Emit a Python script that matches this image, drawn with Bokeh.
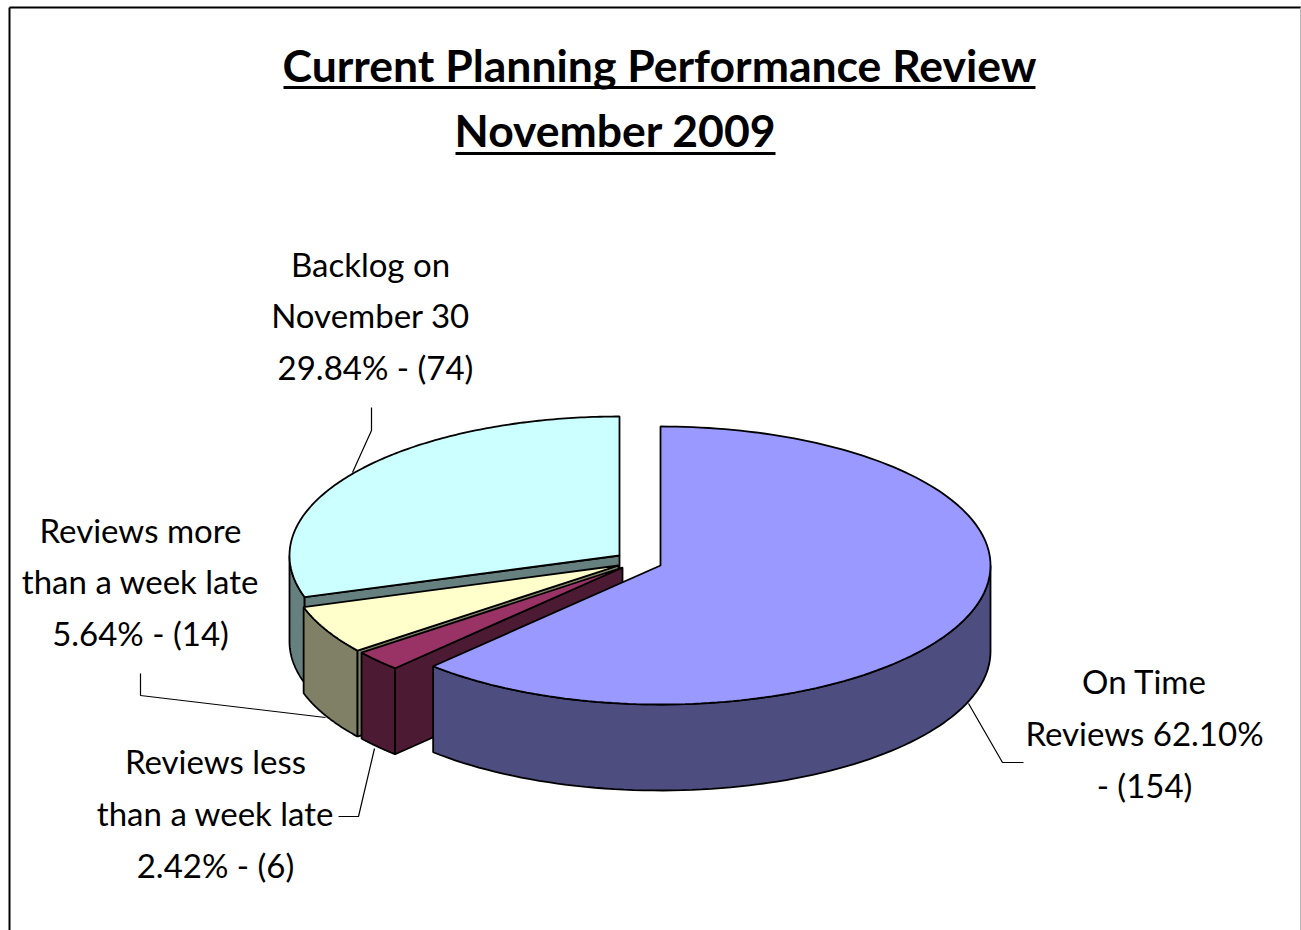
from bokeh.plotting import figure
from bokeh.models import Range1d
from bokeh.core.properties import value
from bokeh.embed import file_html
from bokeh.resources import INLINE
import numpy as np

# ---- data
names = ["On Time Reviews", "Reviews less than a week late", "Reviews more than a week late", "Backlog on November 30"]
counts = [154, 6, 14, 74]
top_colors = ["#9999ff", "#993366", "#ffffcc", "#ccffff"]
side_colors = ["#4d4d80", "#4d1a33", "#808066", "#668080"]
title_lines = ["Current Planning Performance Review", "November 2009"]
label_lines = ["Backlog on", "November 30", "29.84% - (74)",
               "Reviews more", "than a week late", "5.64% - (14)",
               "Reviews less", "than a week late", "2.42% - (6)",
               "On Time", "Reviews 62.10%", "- (154)"]

# ---- layout (pixels)
FONT = "Lato"
W, H = 1301, 930
apex = [(660, 565), (622, 567), (618, 565), (619, 555)]
RX, RY, DEPTH = 330, 139, 86
label_x = [370, 370, 375, 140, 140, 140, 215, 215, 215, 1144, 1144, 1144]
label_y = [263, 314, 366, 529, 580, 632, 760, 812, 864, 680, 732, 784]
title_x = [659, 615]
title_y = [64, 129]
rule_x0 = [283, 455]
rule_x1 = [1035, 775]
rule_y = [87, 153]
leaders = [([371, 371, 352], [407, 430, 472]),
           ([140, 140, 325], [673, 695, 717]),
           ([338, 358, 374], [816, 816, 748]),
           ([968, 1002, 1023], [703, 762, 762])]

p = figure(width=W, height=H, x_range=Range1d(0, W), y_range=Range1d(H, 0),
           output_backend="svg", toolbar_location=None, min_border=0)
p.axis.visible = False
p.grid.visible = False
p.outline_line_color = None


def ell(c, deg):
    a = np.radians(np.asarray(deg, dtype=float))
    return c[0] + RX * np.sin(a), c[1] - RY * np.cos(a)


def poly(x, y, color):
    p.patch(list(x), list(y), fill_color=color, line_color="black", line_width=1.8)


total = sum(counts)
bounds = np.concatenate([[0], np.cumsum(counts) / total * 360])
# painter's order: back slice first, the large front slice last
for i in [3, 2, 1, 0]:
    a0, a1 = bounds[i], bounds[i + 1]
    c = apex[i]
    # outer wall (only the part of the rim on the near half of the ellipse)
    lo, hi = max(a0, 90), min(a1, 270)
    if hi > lo:
        t = np.linspace(lo, hi, 80)
        x, y = ell(c, t)
        poly(np.r_[x, x[::-1]], np.r_[y, y[::-1] + DEPTH], side_colors[i])
    # cut wall facing the viewer, along the radius at the slice's first edge
    if i != 0:
        ex, ey = ell(c, [a0])
        poly([c[0], ex[0], ex[0], c[0]], [c[1], ey[0], ey[0] + DEPTH, c[1] + DEPTH], side_colors[i])
    # top
    t = np.linspace(a0, a1, 160)
    x, y = ell(c, t)
    poly(np.r_[c[0], x], np.r_[c[1], y], top_colors[i])

# leaders
for lx, ly in leaders:
    p.line(lx, ly, line_color="black", line_width=1.2)

# labels
p.text(label_x, label_y, text=label_lines, text_font=value(FONT), text_font_size="33px",
       text_align="center", text_baseline="middle", text_color="black")

# title
p.text(title_x, title_y, text=title_lines, text_font=value(FONT), text_font_size="44.5px", text_font_style="bold",
       text_align="center", text_baseline="middle", text_color="black")
p.segment(rule_x0, rule_y, rule_x1, rule_y, line_color="black", line_width=3)

# frame
p.segment([9, 9], [7, 7], [9, W], [H, 7], line_color="black", line_width=2)
p.segment([1300], [7], [1300], [H], line_color="#b8b8b8", line_width=1)

open("out.html", "w").write(file_html(p, INLINE))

_GIVEN EXERCISE_
Take the listing above and restate it word for word, without its pictures.

_CORRECT RESPONSE_
Emit a Python script that matches this image, drawn with Bokeh.
from bokeh.plotting import figure
from bokeh.models import Range1d
from bokeh.core.properties import value
from bokeh.embed import file_html
from bokeh.resources import INLINE
import numpy as np

# ---- data
names = ["On Time Reviews", "Reviews less than a week late", "Reviews more than a week late", "Backlog on November 30"]
counts = [154, 6, 14, 74]
top_colors = ["#9999ff", "#993366", "#ffffcc", "#ccffff"]
side_colors = ["#4d4d80", "#4d1a33", "#808066", "#668080"]
title_lines = ["Current Planning Performance Review", "November 2009"]
label_lines = ["Backlog on", "November 30", "29.84% - (74)",
               "Reviews more", "than a week late", "5.64% - (14)",
               "Reviews less", "than a week late", "2.42% - (6)",
               "On Time", "Reviews 62.10%", "- (154)"]

# ---- layout (pixels)
FONT = "Lato"
W, H = 1301, 930
apex = [(660, 565), (622, 567), (618, 565), (619, 555)]
RX, RY, DEPTH = 330, 139, 86
label_x = [370, 370, 375, 140, 140, 140, 215, 215, 215, 1144, 1144, 1144]
label_y = [263, 314, 366, 529, 580, 632, 760, 812, 864, 680, 732, 784]
title_x = [659, 615]
title_y = [64, 129]
rule_x0 = [283, 455]
rule_x1 = [1035, 775]
rule_y = [87, 153]
leaders = [([371, 371, 352], [407, 430, 472]),
           ([140, 140, 325], [673, 695, 717]),
           ([338, 358, 374], [816, 816, 748]),
           ([968, 1002, 1023], [703, 762, 762])]

p = figure(width=W, height=H, x_range=Range1d(0, W), y_range=Range1d(H, 0),
           output_backend="svg", toolbar_location=None, min_border=0)
p.axis.visible = False
p.grid.visible = False
p.outline_line_color = None


def ell(c, deg):
    a = np.radians(np.asarray(deg, dtype=float))
    return c[0] + RX * np.sin(a), c[1] - RY * np.cos(a)


def poly(x, y, color):
    p.patch(list(x), list(y), fill_color=color, line_color="black", line_width=1.8)


total = sum(counts)
bounds = np.concatenate([[0], np.cumsum(counts) / total * 360])
# painter's order: back slice first, the large front slice last
for i in [3, 2, 1, 0]:
    a0, a1 = bounds[i], bounds[i + 1]
    c = apex[i]
    # outer wall (only the part of the rim on the near half of the ellipse)
    lo, hi = max(a0, 90), min(a1, 270)
    if hi > lo:
        t = np.linspace(lo, hi, 80)
        x, y = ell(c, t)
        poly(np.r_[x, x[::-1]], np.r_[y, y[::-1] + DEPTH], side_colors[i])
    # cut wall facing the viewer, along the radius at the slice's first edge
    if i != 0:
        ex, ey = ell(c, [a0])
        poly([c[0], ex[0], ex[0], c[0]], [c[1], ey[0], ey[0] + DEPTH, c[1] + DEPTH], side_colors[i])
    # top
    t = np.linspace(a0, a1, 160)
    x, y = ell(c, t)
    poly(np.r_[c[0], x], np.r_[c[1], y], top_colors[i])

# leaders
for lx, ly in leaders:
    p.line(lx, ly, line_color="black", line_width=1.2)

# labels
p.text(label_x, label_y, text=label_lines, text_font=value(FONT), text_font_size="33px",
       text_align="center", text_baseline="middle", text_color="black")

# title
p.text(title_x, title_y, text=title_lines, text_font=value(FONT), text_font_size="44.5px", text_font_style="bold",
       text_align="center", text_baseline="middle", text_color="black")
p.segment(rule_x0, rule_y, rule_x1, rule_y, line_color="black", line_width=3)

# frame
p.segment([9, 9], [7, 7], [9, W], [H, 7], line_color="black", line_width=2)
p.segment([1300], [7], [1300], [H], line_color="#b8b8b8", line_width=1)

open("out.html", "w").write(file_html(p, INLINE))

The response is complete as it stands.